The fundamental problem is old. It's known as "place and route" and the basic idea is of finding the best way to minimize the physical distances between related computations on a given chip (or set of chips). The problem is NP-hard, actually, which is a designation applied to only the most difficult and unsolvable computing problems. It's just too complex; if a solution exists, there wouldn't be enough time and computing power in the entire universe to find it. So, engineers fudge approximate solutions.

These approximate solutions do pretty well, it turns out. In a 64-core system, they're able to come up with good solutions in a matter of hours. The catch is that hours for a computer is full-on millenia, where 50 million operations might be processed in the span of milliseconds.
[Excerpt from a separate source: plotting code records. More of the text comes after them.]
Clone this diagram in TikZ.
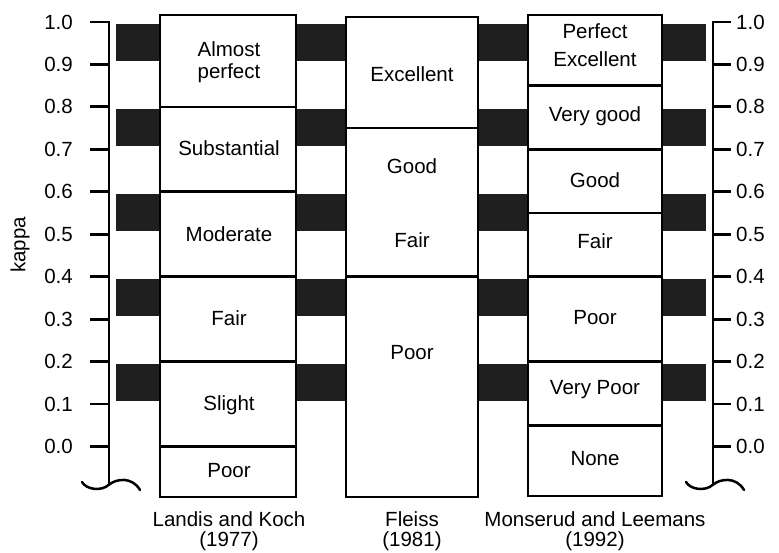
\documentclass[tikz,border=0pt]{standalone}
\usepackage{fontspec}
\setmainfont{Liberation Sans}
\begin{document}
\begin{tikzpicture}[x=1pt,y=424.5pt,
  blk/.style={fill=black!88},
  col/.style={draw=black, line width=2.6pt, fill=white},
  sep/.style={draw=black, line width=2.6pt},
  ax/.style={draw=black, line width=2.5pt},
  tk/.style={draw=black, line width=2.8pt},
  lbl/.style={font=\fontsize{20.5}{22}\selectfont, inner sep=0pt, align=center},
  captext/.style={font=\fontsize{20.5}{20}\selectfont, inner sep=0pt, align=center},
  num/.style={font=\fontsize{20.5}{22}\selectfont, inner sep=0pt}
]
\useasboundingbox (0,-0.2509) rectangle (779,1.0518);

% shaded bands
\foreach \lo in {0.1,0.3,0.5,0.7,0.9}{
  \foreach \xa/\xb in {116/160,296/346,478/528,662/706}{
    \fill[blk] (\xa,\lo+0.008) rectangle (\xb,\lo+0.095);
  }
}

% Landis and Koch column
\draw[col] (160,-0.119) rectangle (296,1.0165);
\foreach \k in {0.8,0.6,0.4,0.2,0.0}{\draw[sep] (160,\k) -- (296,\k);}
% Fleiss column
\draw[col] (346,-0.119) rectangle (478,1.012);
\foreach \k in {0.75,0.4}{\draw[sep] (346,\k) -- (478,\k);}
% Monserud and Leemans column
\draw[col] (528,-0.1166) rectangle (662,1.0165);
\foreach \k in {0.85,0.7,0.55,0.4,0.2,0.05}{\draw[sep] (528,\k) -- (662,\k);}

% left axis
\coordinate (LT) at (109,1);
\coordinate (LB) at (109,-0.088);
\draw[ax] (90,1) -- (LT) -- (LB);
\foreach \k/\t in {0/0.0,0.1/0.1,0.2/0.2,0.3/0.3,0.4/0.4,0.5/0.5,0.6/0.6,0.7/0.7,0.8/0.8,0.9/0.9,1/1.0}{
  \draw[tk] (90,\k) -- (109,\k);
  \node[num, anchor=east] (l\t) at (73,\k) {\t};
}
\draw[ax, line cap=round] (82,-0.0836) .. controls (86,-0.101) and (101,-0.107) .. (109,-0.090)
  .. controls (116,-0.076) and (132,-0.070) .. (140,-0.1025);

% right axis
\coordinate (RT) at (713,1);
\coordinate (RB) at (713,-0.088);
\draw[ax] (731,1) -- (RT) -- (RB);
\foreach \k/\t in {0/0.0,0.1/0.1,0.2/0.2,0.3/0.3,0.4/0.4,0.5/0.5,0.6/0.6,0.7/0.7,0.8/0.8,0.9/0.9,1/1.0}{
  \draw[tk] (713,\k) -- (731,\k);
  \node[num, anchor=west] (r\t) at (736,\k) {\t};
}
\draw[ax, line cap=round] (686,-0.0836) .. controls (690,-0.101) and (705,-0.107) .. (713,-0.090)
  .. controls (720,-0.076) and (736,-0.070) .. (744,-0.1025);

\node[lbl, rotate=90] (kappa) at (20,0.4747) {kappa};

% Landis and Koch labels
\node[lbl] (lk1) at (229,0.905) {Almost\\perfect};
\node[lbl] (lk2) at (229,0.7032) {Substantial};
\node[lbl] (lk3) at (229,0.5006) {Moderate};
\node[lbl] (lk4) at (229,0.3027) {Fair};
\node[lbl] (lk5) at (229,0.0978) {Slight};
\node[lbl] (lk6) at (229,-0.0577) {Poor};

% Fleiss labels
\node[lbl] (f1) at (412,0.8775) {Excellent};
\node[lbl] (f2) at (412,0.6608) {Good};
\node[lbl] (f3) at (412,0.4864) {Fair};
\node[lbl] (f4) at (412,0.2203) {Poor};

% Monserud and Leemans labels
\node[lbl, font=\fontsize{20.5}{28}\selectfont] (m1) at (595,0.9458) {Perfect\\Excellent};
\node[lbl] (m2) at (595,0.7786) {Very good};
\node[lbl] (m3) at (595,0.6278) {Good};
\node[lbl] (m4) at (595,0.4841) {Fair};
\node[lbl] (m5) at (595,0.3027) {Poor};
\node[lbl] (m6) at (595,0.1331) {Very Poor};
\node[lbl] (m7) at (595,-0.0294) {None};

% column captions
\node[captext] (c1) at (229,-0.199) {Landis and Koch\\(1977)};
\node[captext] (c2) at (412,-0.199) {Fleiss\\(1981)};
\node[captext] (c3) at (595,-0.199) {Monserud and Leemans\\(1992)};
\end{tikzpicture}
\end{document}
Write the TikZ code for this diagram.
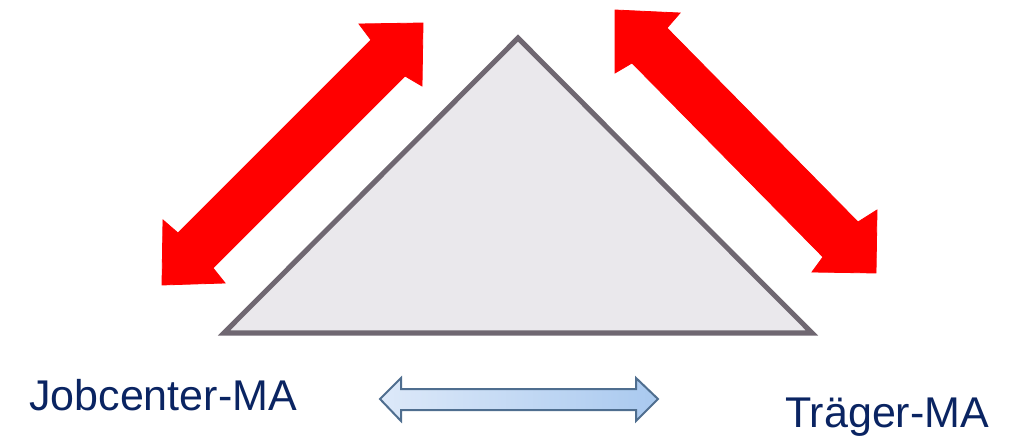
\documentclass[tikz,border=0pt]{standalone}
\usepackage{fontspec}
\setmainfont{Liberation Sans}
\definecolor{trifill}{HTML}{EAE8EC}
\definecolor{tridraw}{HTML}{6F6771}
\definecolor{navy}{HTML}{0A2462}
\definecolor{bluelight}{HTML}{DDE9F9}
\definecolor{bluedark}{HTML}{A9C9EF}
\definecolor{blueline}{HTML}{4F6E8F}
\tikzset{
  tri/.style={fill=trifill, draw=tridraw, line width=5pt, line join=miter},
  redarrow/.style={fill=red, draw=red, line width=0.8pt, line join=miter},
  bluearrow/.style={left color=bluelight, right color=bluedark, draw=blueline, line width=2pt, line join=miter},
  label/.style={inner sep=0pt, anchor=base west, text=navy, font=\fontsize{43}{50}\selectfont}
}
\begin{document}
\begin{tikzpicture}[x=1pt,y=-1pt]
\useasboundingbox (0,0) rectangle (1012,438);
% triangle
\draw[tri] (518,38) -- (812,333) -- (224,333) -- cycle;
% left red double arrow
\draw[redarrow] (423,23) -- (422,86) -- (405,76) -- (213,268) -- (225,283) -- (162,285)
  -- (163,220) -- (178,233) -- (371,40) -- (359,24) -- cycle;
% right red double arrow
\draw[redarrow] (615,10) -- (680,13) -- (667,28) -- (858,222) -- (877,210) -- (876,273)
  -- (812,272) -- (823,257) -- (632,63) -- (615,73) -- cycle;
% blue double arrow
\draw[bluearrow] (380,399) -- (401,378) -- (401,389) -- (636,389) -- (636,378) -- (658,399)
  -- (636,421) -- (636,410) -- (401,410) -- (401,421) -- cycle;
% labels
\node[label] (jc) at (29,410) {Jobcenter-MA};
\node[label] (tr) at (785,427) {Träger-MA};
\end{tikzpicture}
\end{document}
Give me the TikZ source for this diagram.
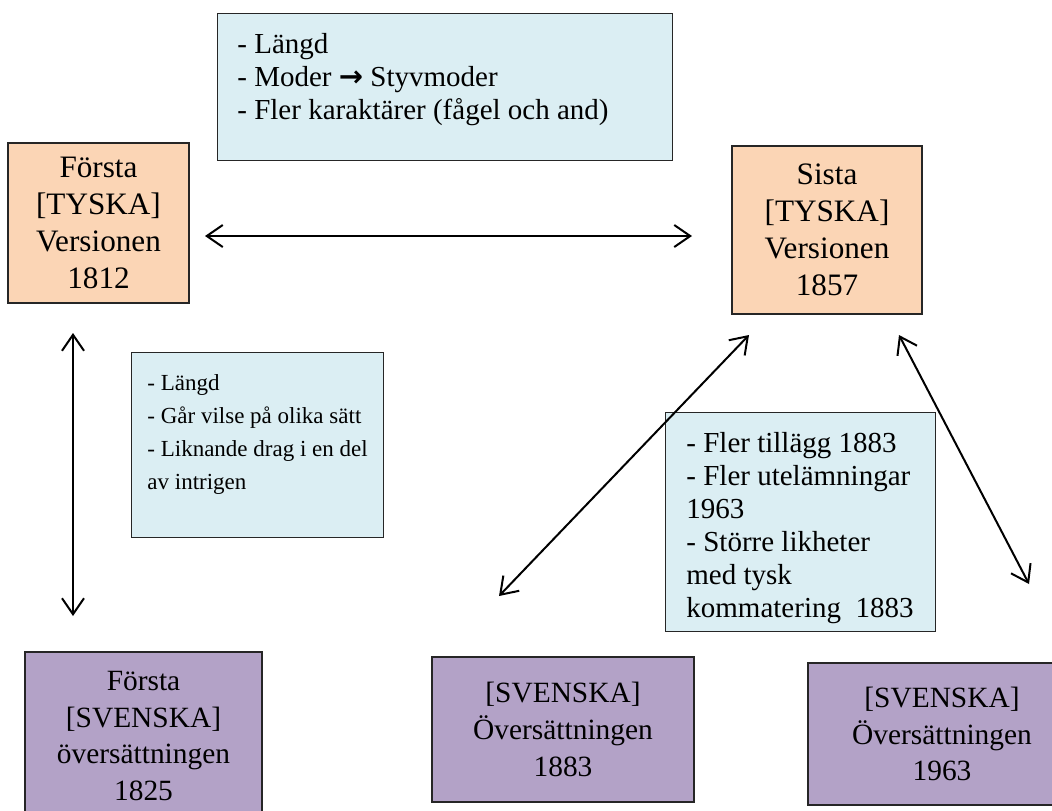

Sanchez's new algorithm offers this same capability in 25 millisecond calculations, allowing an architecture to remake itself on the fly.

Sanchez explains: "What we do is we first place the data roughly. You spread the data around in such a way that you don't have a lot of [memory] banks overcommitted or all the data in a region of the chip. Then you figure out how to place the [computational] threads so that they're close to the data, and then you refine the placement of the data given the placement of the threads. By doing that three-step solution, you disentangle the problem." So: distributing data and distributing computations.

This scheme involves the introduction of a new on-board scheduler or monitor, which would take up about 1 percent of a given architecture's real estate. Seems like a small price to pay for the future of fast computing.